Rick Stuy van den Herik

Personal information
- Date of birth: 19 June 1993 (age 31)
- Place of birth: Solingen, Germany
- Height: 1.87 m (6 ft 2 in)
- Position(s): Centre-back

Team information
- Current team: SteDoCo
- Number: 4

Youth career
- 1998–2000: VV Sliedrecht
- 2000–2012: Sparta Rotterdam
- 2012–2013: NAC Breda

Senior career*
- Years: Team / Apps / (Gls)
- 2013–2014: NAC Breda / 0 / (0)
- 2014–2023: TOP Oss / 307 / (21)
- 2024–: SteDoCo / 11 / (0)

International career
- 2008: Netherlands U16 / 2 / (0)
- 2009–2010: Netherlands U17 / 1 / (0)

= Rick Stuy van den Herik =

Dutch footballer (born 1993)

Rick Stuy van den Herik (born 19 June 1993) is a Dutch professional footballer who plays as a centre-back for SteDoCo.

A former talent of Sparta Rotterdam, Stuy van den Herik failed to break through to their first team; something which also did not happen at NAC Breda. In 2014, he made the move to second-tier FC Oss, where he made his professional debut the same year and grew out to become a key player during the following years, even becoming team captain.

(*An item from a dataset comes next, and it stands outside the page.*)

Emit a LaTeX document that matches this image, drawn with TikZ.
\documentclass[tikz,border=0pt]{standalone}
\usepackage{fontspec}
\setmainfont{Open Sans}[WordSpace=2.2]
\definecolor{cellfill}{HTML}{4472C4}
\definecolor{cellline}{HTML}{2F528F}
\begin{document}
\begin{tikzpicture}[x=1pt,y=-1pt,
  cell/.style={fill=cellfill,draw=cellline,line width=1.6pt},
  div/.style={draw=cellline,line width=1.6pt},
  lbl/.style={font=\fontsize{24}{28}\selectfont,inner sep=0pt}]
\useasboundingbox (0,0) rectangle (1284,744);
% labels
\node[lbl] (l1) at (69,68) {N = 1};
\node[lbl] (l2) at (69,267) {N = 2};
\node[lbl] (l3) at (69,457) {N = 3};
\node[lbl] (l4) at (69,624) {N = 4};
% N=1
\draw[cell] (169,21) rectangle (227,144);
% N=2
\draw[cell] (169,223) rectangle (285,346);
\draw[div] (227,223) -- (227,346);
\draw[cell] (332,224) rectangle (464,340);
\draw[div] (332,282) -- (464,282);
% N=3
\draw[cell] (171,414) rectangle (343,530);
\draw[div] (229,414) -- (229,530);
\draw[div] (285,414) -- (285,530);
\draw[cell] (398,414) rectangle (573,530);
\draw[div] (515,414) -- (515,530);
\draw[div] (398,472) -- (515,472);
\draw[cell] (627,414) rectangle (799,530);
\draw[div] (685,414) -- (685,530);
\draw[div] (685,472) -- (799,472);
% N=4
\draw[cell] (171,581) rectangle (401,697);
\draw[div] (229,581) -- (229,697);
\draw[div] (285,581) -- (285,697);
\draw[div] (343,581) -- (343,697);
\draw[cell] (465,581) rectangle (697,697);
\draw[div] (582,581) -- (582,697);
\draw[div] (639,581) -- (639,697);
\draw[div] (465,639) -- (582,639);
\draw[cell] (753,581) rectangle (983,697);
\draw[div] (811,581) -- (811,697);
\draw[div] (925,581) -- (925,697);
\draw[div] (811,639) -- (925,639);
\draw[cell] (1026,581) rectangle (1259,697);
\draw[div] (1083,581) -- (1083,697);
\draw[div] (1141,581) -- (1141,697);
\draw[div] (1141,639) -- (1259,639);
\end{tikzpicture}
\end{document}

Stuy van den Herik has represented the Netherlands at under-16 and under-17 level.

==Club career==
===Early career===
Born in the German city of Solingen, North Rhine-Westphalia, Stuy van den Herik grew up in his home country in Sliedrecht. There, he also started his football career at the age of five, where he registered in the youth teams of VV Sliedrecht together with his brother, Kenny. Stuy van den Herik soon caught the eye of larger clubs, and at the age of seven - two years after starting his footballing career - Sparta Rotterdam signed him to their youth academy. There had also been interest from Sparta's 'big brother', Feyenoord, but after a number of trials at the club together with his older brother Kenny, Feyenoord wanted to recruit only Rick. However, they were not interested in signing his brother, Kenny, and Stuy van den Herik eventually chose to sign with Sparta, as they were interested in signing Kenny to the club in addition to Rick. He later stated: "Playing together at one club was of course more convenient for my parents in terms of transport, and moreover, I also liked Sparta more than Feyenoord," in an interview with Jan Volwerk.

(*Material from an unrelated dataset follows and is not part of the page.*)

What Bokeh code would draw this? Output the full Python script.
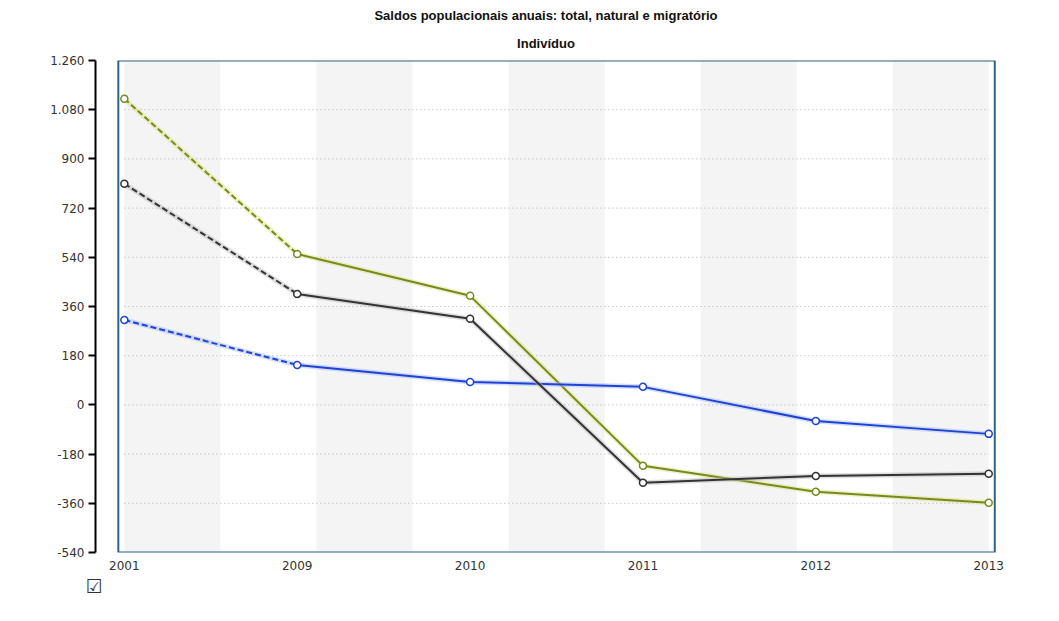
import numpy as np
from bokeh.plotting import figure
from bokeh.models import (Range1d, LinearAxis, FixedTicker, BoxAnnotation, Legend,
                          LegendItem, Title)
from bokeh.embed import file_html
from bokeh.resources import INLINE

# ---------------- data ----------------
years = ["2001", "2009", "2010", "2011", "2012", "2013"]
saldo_total = [1120, 552, 399, -223, -318, -358]
saldo_natural = [311, 146, 84, 66, -59, -106]
saldo_migratorio = [809, 406, 315, -285, -260, -252]
y_ticks = [-540, -360, -180, 0, 180, 360, 540, 720, 900, 1080, 1260]

series_names = ["Viseu (Município) - Saldo total",
                "Viseu (Município) - Saldo natural",
                "Viseu (Município) - Saldo migratório"]

# ---------------- styles ----------------
colors = ["#77891f", "#1f44d4", "#333333"]
glow = ["#d9e27f", "#9fb6f5", "#b5b5b5"]
frame_color = "#2d6481"
band_color = "#f4f4f4"
FONT = "DejaVu Sans"

n = len(years)
xs = list(range(n))
Y0, Y1 = y_ticks[0], y_ticks[-1]

p = figure(frame_width=901, frame_height=492, output_backend="svg", toolbar_location=None,
           x_axis_type=None, y_axis_type=None,
           x_range=Range1d(-0.167, (n - 1) + 0.045), y_range=Range1d(Y0, Y1),
           min_border_left=95, min_border_right=55, min_border_top=60,
           min_border_bottom=60)
p.outline_line_color = None
p.xgrid.visible = False
p.ygrid.visible = False
p.background_fill_color = "white"
p.border_fill_color = "white"

# alternating bands: 9 equal bands across the category span
nb = 9
edges = np.linspace(0, n - 1, nb + 1)
p.quad(left=edges[:-1][::2], right=edges[1:][::2], bottom=Y0, top=Y1,
       fill_color=band_color, line_color=None, level="underlay")

# dotted gridlines
grid_vals = y_ticks[1:-1]
p.segment(x0=[0] * len(grid_vals), x1=[n - 1] * len(grid_vals), y0=grid_vals, y1=grid_vals,
          line_color="#b0b0b0", line_width=1, line_dash="1 3")

# frame box
p.add_layout(BoxAnnotation(left=-0.035, right=(n - 1) + 0.035, top=Y1, bottom=Y0,
                           fill_alpha=0, line_color=frame_color, line_alpha=1.0,
                           line_width=2))

# axes
xaxis = LinearAxis(ticker=FixedTicker(ticks=xs),
                   major_label_overrides={i: y for i, y in enumerate(years)})
xaxis.axis_line_color = None
xaxis.major_tick_line_color = None
xaxis.minor_tick_line_color = None
xaxis.major_label_text_font = FONT
xaxis.major_label_text_font_size = "12px"
xaxis.major_label_text_color = "#333333"
xaxis.major_label_standoff = 2
p.add_layout(xaxis, "below")


def fmt(v):
    s = f"{abs(v):,}".replace(",", ".")
    return ("-" if v < 0 else "") + s


yaxis = LinearAxis(ticker=FixedTicker(ticks=y_ticks),
                   major_label_overrides={v: fmt(v) for v in y_ticks})
yaxis.axis_line_color = "black"
yaxis.axis_line_width = 2
yaxis.major_tick_line_color = "black"
yaxis.major_tick_line_width = 2
yaxis.major_tick_out = 7
yaxis.major_tick_in = 0
yaxis.minor_tick_line_color = None
yaxis.major_label_text_font = FONT
yaxis.major_label_text_font_size = "12px"
yaxis.major_label_text_color = "#333333"
yaxis.major_label_standoff = 4
p.add_layout(yaxis, "left")

# series
items = []
for vals, c, g, name in zip([saldo_total, saldo_natural, saldo_migratorio], colors, glow, series_names):
    p.line(xs, vals, line_color=g, line_width=5, line_alpha=0.45)
    p.line(xs[:2], vals[:2], line_color=c, line_width=2, line_dash="6 3")
    r_line = p.line(xs[1:], vals[1:], line_color=c, line_width=2)
    r_pts = p.scatter(xs, vals, marker="circle", size=7, fill_color="white",
                      line_color=c, line_width=1.5)
    items.append(LegendItem(label=name, renderers=[r_line, r_pts]))

# checkbox decoration just under the axis origin
p.add_layout(Title(text="☑", align="left", offset=-10, text_font=FONT,
                   text_font_size="19px", text_font_style="normal",
                   text_color="#333333", standoff=0), "below")

legend = Legend(items=items, orientation="horizontal", location="top_left",
                label_text_font=FONT, label_text_font_size="13px",
                label_text_color="#555555", glyph_width=14, glyph_height=10,
                label_height=14, spacing=65, padding=0, margin=0,
                border_line_color=None, background_fill_alpha=0, label_standoff=18)
p.add_layout(legend, "below")

# titles
p.add_layout(Title(text="Indivíduo", align="center", text_font="Liberation Sans",
                   text_font_size="13px", text_font_style="bold", text_color="#111111",
                   standoff=19), "above")
p.add_layout(Title(text="Saldos populacionais anuais: total, natural e migratório",
                   align="center", text_font="Liberation Sans", text_font_size="13px",
                   text_font_style="bold", text_color="#111111", standoff=3), "above")

open("out.html", "w").write(file_html(p, INLINE))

After some strong years in the youth of Sparta, where Stuy van den Herik was selected for the Netherlands national under-16 and under-17 teams, enthusiasm around him waned. His youth contract expired in 2012 and was not renewed. Therefore, he had to find a new challenge, and signed with NAC Breda, where he played on an amateur basis in the youth team. His time in Breda, however, did not amount to any success, as after two years he still had not made any senior appearances for the first team.

===TOP Oss===
In 2014, Stuy van den Herik chose to sign with FC Oss in the Eerste Divisie, the second tier of Dutch football. There, he finally made his first team debut. In the first game of the 2014–15 season, he played his first minutes in professional football against FC Volendam. He soon became a regular starter for the team, despite the club having four different head coach in his first four years at the club: Wil Boessen, Reinier Robbemond, François Gesthuizen and Klaas Wels, respectively.

Stuy van den Herik grew out to become a key player for TOP Oss, and was even appointed team captain. He led the club to the promotion play-offs during the 2018–19 season, where his former club, Sparta Rotterdam, proved to be too strong in the semi-finals, however. In May 2020, he signed a three-year contract extension. At that point he had made 217 appearances for the club, in which he had made nine goals and nine assists.

On 7 October 2022, Stuy van den Herik, alongside teammate Lorenzo Piqué, reached 300 appearances for TOP Oss. On 27 January 2023, he surpassed Raymond Koopman's record to reach a club record of 315 appearances. On 5 March, he tore the anterior cruciate ligament of his knee, ruling him out for at least nine months and effectively ending his season. Less than a month later, the club decided not to extend his expiring contract, ending his tenure with TOP Oss. He made a total of 320 appearances for the club, scoring 22 goals. The injury meant that Piqué, who also left at the end of the 2022–23 season, held the lone record for TOP Oss with his 327 club appearances.

==International career==
Stuy van den Herik has gained caps for the Netherlands under-16 and under-17 team. He made two appearances for the former, making his debut against Italy.